== Request ==
Images are not part of the copy; transcribe all the data exactly.

== Recorded data ==
◇ ◇ ◇ ◇ ◇
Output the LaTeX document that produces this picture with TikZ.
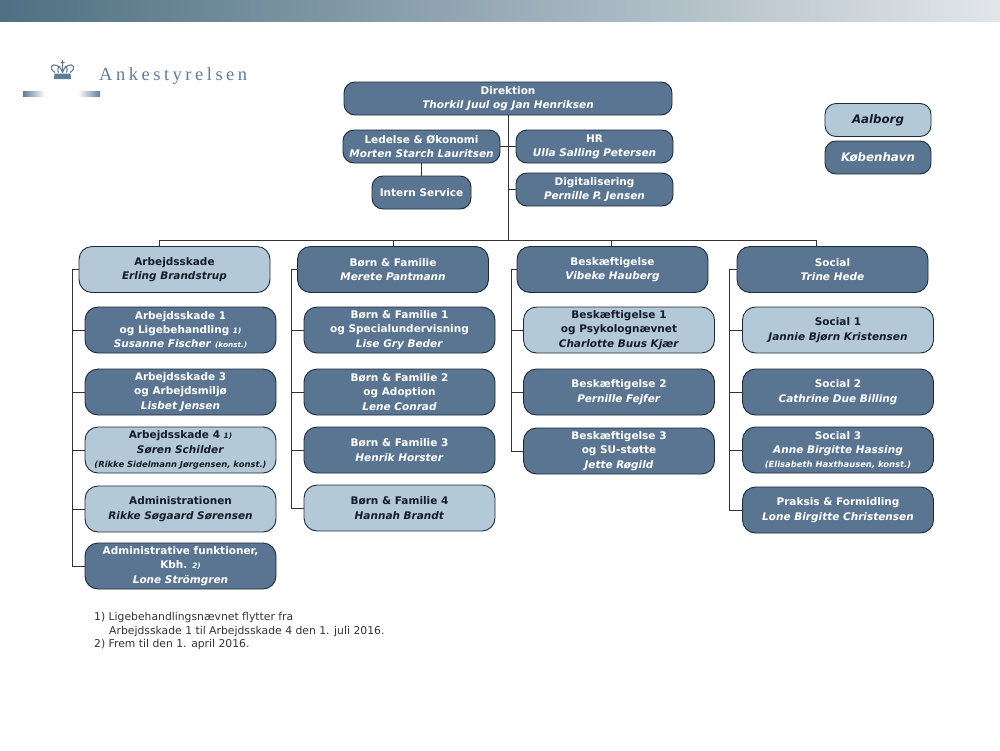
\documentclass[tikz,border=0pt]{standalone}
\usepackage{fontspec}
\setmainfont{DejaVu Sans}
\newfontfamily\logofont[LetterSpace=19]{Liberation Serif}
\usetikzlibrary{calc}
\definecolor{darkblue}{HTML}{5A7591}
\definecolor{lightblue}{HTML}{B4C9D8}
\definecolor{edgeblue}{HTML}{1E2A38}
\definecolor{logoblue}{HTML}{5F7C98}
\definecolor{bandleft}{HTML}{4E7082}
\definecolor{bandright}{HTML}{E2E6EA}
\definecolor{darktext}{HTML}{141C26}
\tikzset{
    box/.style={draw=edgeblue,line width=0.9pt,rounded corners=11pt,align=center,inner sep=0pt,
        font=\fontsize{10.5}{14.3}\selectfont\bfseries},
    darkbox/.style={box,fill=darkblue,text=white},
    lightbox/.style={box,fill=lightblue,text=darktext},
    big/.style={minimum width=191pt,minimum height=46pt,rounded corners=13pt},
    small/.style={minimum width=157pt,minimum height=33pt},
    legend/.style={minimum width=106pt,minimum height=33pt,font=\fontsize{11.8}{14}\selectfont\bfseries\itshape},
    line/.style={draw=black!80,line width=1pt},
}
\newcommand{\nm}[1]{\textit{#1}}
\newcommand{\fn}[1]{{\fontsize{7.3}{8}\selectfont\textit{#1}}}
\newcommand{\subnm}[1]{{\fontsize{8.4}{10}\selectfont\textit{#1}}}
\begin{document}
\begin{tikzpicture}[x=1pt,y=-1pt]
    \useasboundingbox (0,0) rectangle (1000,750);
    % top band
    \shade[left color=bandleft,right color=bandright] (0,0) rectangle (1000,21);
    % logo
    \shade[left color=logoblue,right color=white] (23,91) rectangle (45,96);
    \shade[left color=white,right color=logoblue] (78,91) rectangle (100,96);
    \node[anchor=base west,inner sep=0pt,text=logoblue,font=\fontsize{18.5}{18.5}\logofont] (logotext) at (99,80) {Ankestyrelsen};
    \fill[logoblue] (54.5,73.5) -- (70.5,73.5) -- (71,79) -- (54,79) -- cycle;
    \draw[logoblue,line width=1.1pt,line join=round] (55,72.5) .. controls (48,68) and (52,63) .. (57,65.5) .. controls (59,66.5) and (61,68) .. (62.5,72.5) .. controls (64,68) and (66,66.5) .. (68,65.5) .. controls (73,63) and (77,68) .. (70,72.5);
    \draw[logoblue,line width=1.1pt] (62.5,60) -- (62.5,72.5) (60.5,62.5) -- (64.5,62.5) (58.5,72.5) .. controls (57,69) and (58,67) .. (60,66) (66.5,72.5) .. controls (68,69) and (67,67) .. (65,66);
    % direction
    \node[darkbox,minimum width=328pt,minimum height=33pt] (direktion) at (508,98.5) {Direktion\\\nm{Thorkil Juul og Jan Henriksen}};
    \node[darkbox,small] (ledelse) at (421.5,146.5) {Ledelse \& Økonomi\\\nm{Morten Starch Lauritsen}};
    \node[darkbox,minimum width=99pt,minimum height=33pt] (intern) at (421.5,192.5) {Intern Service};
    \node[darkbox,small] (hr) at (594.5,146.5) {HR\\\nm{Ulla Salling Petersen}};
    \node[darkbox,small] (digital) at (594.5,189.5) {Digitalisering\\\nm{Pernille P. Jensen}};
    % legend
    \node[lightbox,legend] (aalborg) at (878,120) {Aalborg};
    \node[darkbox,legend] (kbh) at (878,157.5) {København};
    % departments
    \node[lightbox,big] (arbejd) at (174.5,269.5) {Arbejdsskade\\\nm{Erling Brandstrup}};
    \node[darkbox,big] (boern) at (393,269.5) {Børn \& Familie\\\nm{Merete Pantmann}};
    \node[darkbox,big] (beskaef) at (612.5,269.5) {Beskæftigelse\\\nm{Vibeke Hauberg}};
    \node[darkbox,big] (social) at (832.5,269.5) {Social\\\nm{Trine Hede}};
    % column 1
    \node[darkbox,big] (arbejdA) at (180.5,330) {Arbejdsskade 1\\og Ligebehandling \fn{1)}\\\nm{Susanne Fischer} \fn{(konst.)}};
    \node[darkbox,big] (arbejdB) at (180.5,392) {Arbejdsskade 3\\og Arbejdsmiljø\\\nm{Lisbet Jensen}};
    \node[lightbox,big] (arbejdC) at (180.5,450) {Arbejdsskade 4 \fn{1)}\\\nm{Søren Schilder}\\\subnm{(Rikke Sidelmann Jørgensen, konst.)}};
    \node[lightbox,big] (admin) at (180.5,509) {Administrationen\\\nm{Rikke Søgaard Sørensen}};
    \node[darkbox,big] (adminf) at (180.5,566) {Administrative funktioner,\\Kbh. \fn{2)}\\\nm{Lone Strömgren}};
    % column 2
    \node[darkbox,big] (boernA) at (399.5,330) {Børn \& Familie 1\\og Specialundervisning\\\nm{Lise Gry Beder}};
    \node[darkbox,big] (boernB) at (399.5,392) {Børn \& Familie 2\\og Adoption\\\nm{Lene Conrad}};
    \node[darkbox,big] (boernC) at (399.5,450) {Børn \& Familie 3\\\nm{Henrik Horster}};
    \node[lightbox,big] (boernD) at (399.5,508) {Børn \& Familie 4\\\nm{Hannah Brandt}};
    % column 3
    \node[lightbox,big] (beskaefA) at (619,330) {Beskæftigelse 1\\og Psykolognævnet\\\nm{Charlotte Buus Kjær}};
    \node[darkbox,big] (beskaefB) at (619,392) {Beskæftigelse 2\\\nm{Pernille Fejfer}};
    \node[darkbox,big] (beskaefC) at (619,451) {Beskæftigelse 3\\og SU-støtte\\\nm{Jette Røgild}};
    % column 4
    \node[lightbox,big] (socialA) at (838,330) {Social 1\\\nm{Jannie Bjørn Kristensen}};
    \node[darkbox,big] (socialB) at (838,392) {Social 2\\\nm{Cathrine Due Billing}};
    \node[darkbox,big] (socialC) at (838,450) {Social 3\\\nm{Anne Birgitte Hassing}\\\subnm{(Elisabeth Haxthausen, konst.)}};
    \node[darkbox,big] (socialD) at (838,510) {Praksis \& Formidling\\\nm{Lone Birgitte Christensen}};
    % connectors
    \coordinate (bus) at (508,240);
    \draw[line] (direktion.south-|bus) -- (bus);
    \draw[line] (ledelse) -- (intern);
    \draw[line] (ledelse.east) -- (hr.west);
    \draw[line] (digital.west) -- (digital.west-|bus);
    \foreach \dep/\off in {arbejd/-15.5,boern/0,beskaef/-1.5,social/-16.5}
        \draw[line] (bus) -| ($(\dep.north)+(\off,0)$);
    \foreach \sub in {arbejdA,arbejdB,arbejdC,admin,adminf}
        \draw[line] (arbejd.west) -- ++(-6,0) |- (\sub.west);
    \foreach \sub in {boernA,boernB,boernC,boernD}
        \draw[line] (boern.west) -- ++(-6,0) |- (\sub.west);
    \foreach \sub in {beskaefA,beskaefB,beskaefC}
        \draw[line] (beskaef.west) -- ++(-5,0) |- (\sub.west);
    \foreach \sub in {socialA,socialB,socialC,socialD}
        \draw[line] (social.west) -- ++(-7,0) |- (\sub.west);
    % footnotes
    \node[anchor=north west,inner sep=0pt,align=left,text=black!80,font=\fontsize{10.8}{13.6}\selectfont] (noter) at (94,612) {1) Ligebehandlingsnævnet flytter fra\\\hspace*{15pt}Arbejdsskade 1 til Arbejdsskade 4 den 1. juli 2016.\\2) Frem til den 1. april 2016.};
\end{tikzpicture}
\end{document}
◇ ◇ ◇ ◇ ◇
== Solved problem ==
Output the LaTeX document that produces this picture with TikZ.
\documentclass[tikz,border=0pt]{standalone}
\usepackage{fontspec}
\setmainfont{DejaVu Sans}
\newfontfamily\logofont[LetterSpace=19]{Liberation Serif}
\usetikzlibrary{calc}
\definecolor{darkblue}{HTML}{5A7591}
\definecolor{lightblue}{HTML}{B4C9D8}
\definecolor{edgeblue}{HTML}{1E2A38}
\definecolor{logoblue}{HTML}{5F7C98}
\definecolor{bandleft}{HTML}{4E7082}
\definecolor{bandright}{HTML}{E2E6EA}
\definecolor{darktext}{HTML}{141C26}
\tikzset{
    box/.style={draw=edgeblue,line width=0.9pt,rounded corners=11pt,align=center,inner sep=0pt,
        font=\fontsize{10.5}{14.3}\selectfont\bfseries},
    darkbox/.style={box,fill=darkblue,text=white},
    lightbox/.style={box,fill=lightblue,text=darktext},
    big/.style={minimum width=191pt,minimum height=46pt,rounded corners=13pt},
    small/.style={minimum width=157pt,minimum height=33pt},
    legend/.style={minimum width=106pt,minimum height=33pt,font=\fontsize{11.8}{14}\selectfont\bfseries\itshape},
    line/.style={draw=black!80,line width=1pt},
}
\newcommand{\nm}[1]{\textit{#1}}
\newcommand{\fn}[1]{{\fontsize{7.3}{8}\selectfont\textit{#1}}}
\newcommand{\subnm}[1]{{\fontsize{8.4}{10}\selectfont\textit{#1}}}
\begin{document}
\begin{tikzpicture}[x=1pt,y=-1pt]
    \useasboundingbox (0,0) rectangle (1000,750);
    % top band
    \shade[left color=bandleft,right color=bandright] (0,0) rectangle (1000,21);
    % logo
    \shade[left color=logoblue,right color=white] (23,91) rectangle (45,96);
    \shade[left color=white,right color=logoblue] (78,91) rectangle (100,96);
    \node[anchor=base west,inner sep=0pt,text=logoblue,font=\fontsize{18.5}{18.5}\logofont] (logotext) at (99,80) {Ankestyrelsen};
    \fill[logoblue] (54.5,73.5) -- (70.5,73.5) -- (71,79) -- (54,79) -- cycle;
    \draw[logoblue,line width=1.1pt,line join=round] (55,72.5) .. controls (48,68) and (52,63) .. (57,65.5) .. controls (59,66.5) and (61,68) .. (62.5,72.5) .. controls (64,68) and (66,66.5) .. (68,65.5) .. controls (73,63) and (77,68) .. (70,72.5);
    \draw[logoblue,line width=1.1pt] (62.5,60) -- (62.5,72.5) (60.5,62.5) -- (64.5,62.5) (58.5,72.5) .. controls (57,69) and (58,67) .. (60,66) (66.5,72.5) .. controls (68,69) and (67,67) .. (65,66);
    % direction
    \node[darkbox,minimum width=328pt,minimum height=33pt] (direktion) at (508,98.5) {Direktion\\\nm{Thorkil Juul og Jan Henriksen}};
    \node[darkbox,small] (ledelse) at (421.5,146.5) {Ledelse \& Økonomi\\\nm{Morten Starch Lauritsen}};
    \node[darkbox,minimum width=99pt,minimum height=33pt] (intern) at (421.5,192.5) {Intern Service};
    \node[darkbox,small] (hr) at (594.5,146.5) {HR\\\nm{Ulla Salling Petersen}};
    \node[darkbox,small] (digital) at (594.5,189.5) {Digitalisering\\\nm{Pernille P. Jensen}};
    % legend
    \node[lightbox,legend] (aalborg) at (878,120) {Aalborg};
    \node[darkbox,legend] (kbh) at (878,157.5) {København};
    % departments
    \node[lightbox,big] (arbejd) at (174.5,269.5) {Arbejdsskade\\\nm{Erling Brandstrup}};
    \node[darkbox,big] (boern) at (393,269.5) {Børn \& Familie\\\nm{Merete Pantmann}};
    \node[darkbox,big] (beskaef) at (612.5,269.5) {Beskæftigelse\\\nm{Vibeke Hauberg}};
    \node[darkbox,big] (social) at (832.5,269.5) {Social\\\nm{Trine Hede}};
    % column 1
    \node[darkbox,big] (arbejdA) at (180.5,330) {Arbejdsskade 1\\og Ligebehandling \fn{1)}\\\nm{Susanne Fischer} \fn{(konst.)}};
    \node[darkbox,big] (arbejdB) at (180.5,392) {Arbejdsskade 3\\og Arbejdsmiljø\\\nm{Lisbet Jensen}};
    \node[lightbox,big] (arbejdC) at (180.5,450) {Arbejdsskade 4 \fn{1)}\\\nm{Søren Schilder}\\\subnm{(Rikke Sidelmann Jørgensen, konst.)}};
    \node[lightbox,big] (admin) at (180.5,509) {Administrationen\\\nm{Rikke Søgaard Sørensen}};
    \node[darkbox,big] (adminf) at (180.5,566) {Administrative funktioner,\\Kbh. \fn{2)}\\\nm{Lone Strömgren}};
    % column 2
    \node[darkbox,big] (boernA) at (399.5,330) {Børn \& Familie 1\\og Specialundervisning\\\nm{Lise Gry Beder}};
    \node[darkbox,big] (boernB) at (399.5,392) {Børn \& Familie 2\\og Adoption\\\nm{Lene Conrad}};
    \node[darkbox,big] (boernC) at (399.5,450) {Børn \& Familie 3\\\nm{Henrik Horster}};
    \node[lightbox,big] (boernD) at (399.5,508) {Børn \& Familie 4\\\nm{Hannah Brandt}};
    % column 3
    \node[lightbox,big] (beskaefA) at (619,330) {Beskæftigelse 1\\og Psykolognævnet\\\nm{Charlotte Buus Kjær}};
    \node[darkbox,big] (beskaefB) at (619,392) {Beskæftigelse 2\\\nm{Pernille Fejfer}};
    \node[darkbox,big] (beskaefC) at (619,451) {Beskæftigelse 3\\og SU-støtte\\\nm{Jette Røgild}};
    % column 4
    \node[lightbox,big] (socialA) at (838,330) {Social 1\\\nm{Jannie Bjørn Kristensen}};
    \node[darkbox,big] (socialB) at (838,392) {Social 2\\\nm{Cathrine Due Billing}};
    \node[darkbox,big] (socialC) at (838,450) {Social 3\\\nm{Anne Birgitte Hassing}\\\subnm{(Elisabeth Haxthausen, konst.)}};
    \node[darkbox,big] (socialD) at (838,510) {Praksis \& Formidling\\\nm{Lone Birgitte Christensen}};
    % connectors
    \coordinate (bus) at (508,240);
    \draw[line] (direktion.south-|bus) -- (bus);
    \draw[line] (ledelse) -- (intern);
    \draw[line] (ledelse.east) -- (hr.west);
    \draw[line] (digital.west) -- (digital.west-|bus);
    \foreach \dep/\off in {arbejd/-15.5,boern/0,beskaef/-1.5,social/-16.5}
        \draw[line] (bus) -| ($(\dep.north)+(\off,0)$);
    \foreach \sub in {arbejdA,arbejdB,arbejdC,admin,adminf}
        \draw[line] (arbejd.west) -- ++(-6,0) |- (\sub.west);
    \foreach \sub in {boernA,boernB,boernC,boernD}
        \draw[line] (boern.west) -- ++(-6,0) |- (\sub.west);
    \foreach \sub in {beskaefA,beskaefB,beskaefC}
        \draw[line] (beskaef.west) -- ++(-5,0) |- (\sub.west);
    \foreach \sub in {socialA,socialB,socialC,socialD}
        \draw[line] (social.west) -- ++(-7,0) |- (\sub.west);
    % footnotes
    \node[anchor=north west,inner sep=0pt,align=left,text=black!80,font=\fontsize{10.8}{13.6}\selectfont] (noter) at (94,612) {1) Ligebehandlingsnævnet flytter fra\\\hspace*{15pt}Arbejdsskade 1 til Arbejdsskade 4 den 1. juli 2016.\\2) Frem til den 1. april 2016.};
\end{tikzpicture}
\end{document}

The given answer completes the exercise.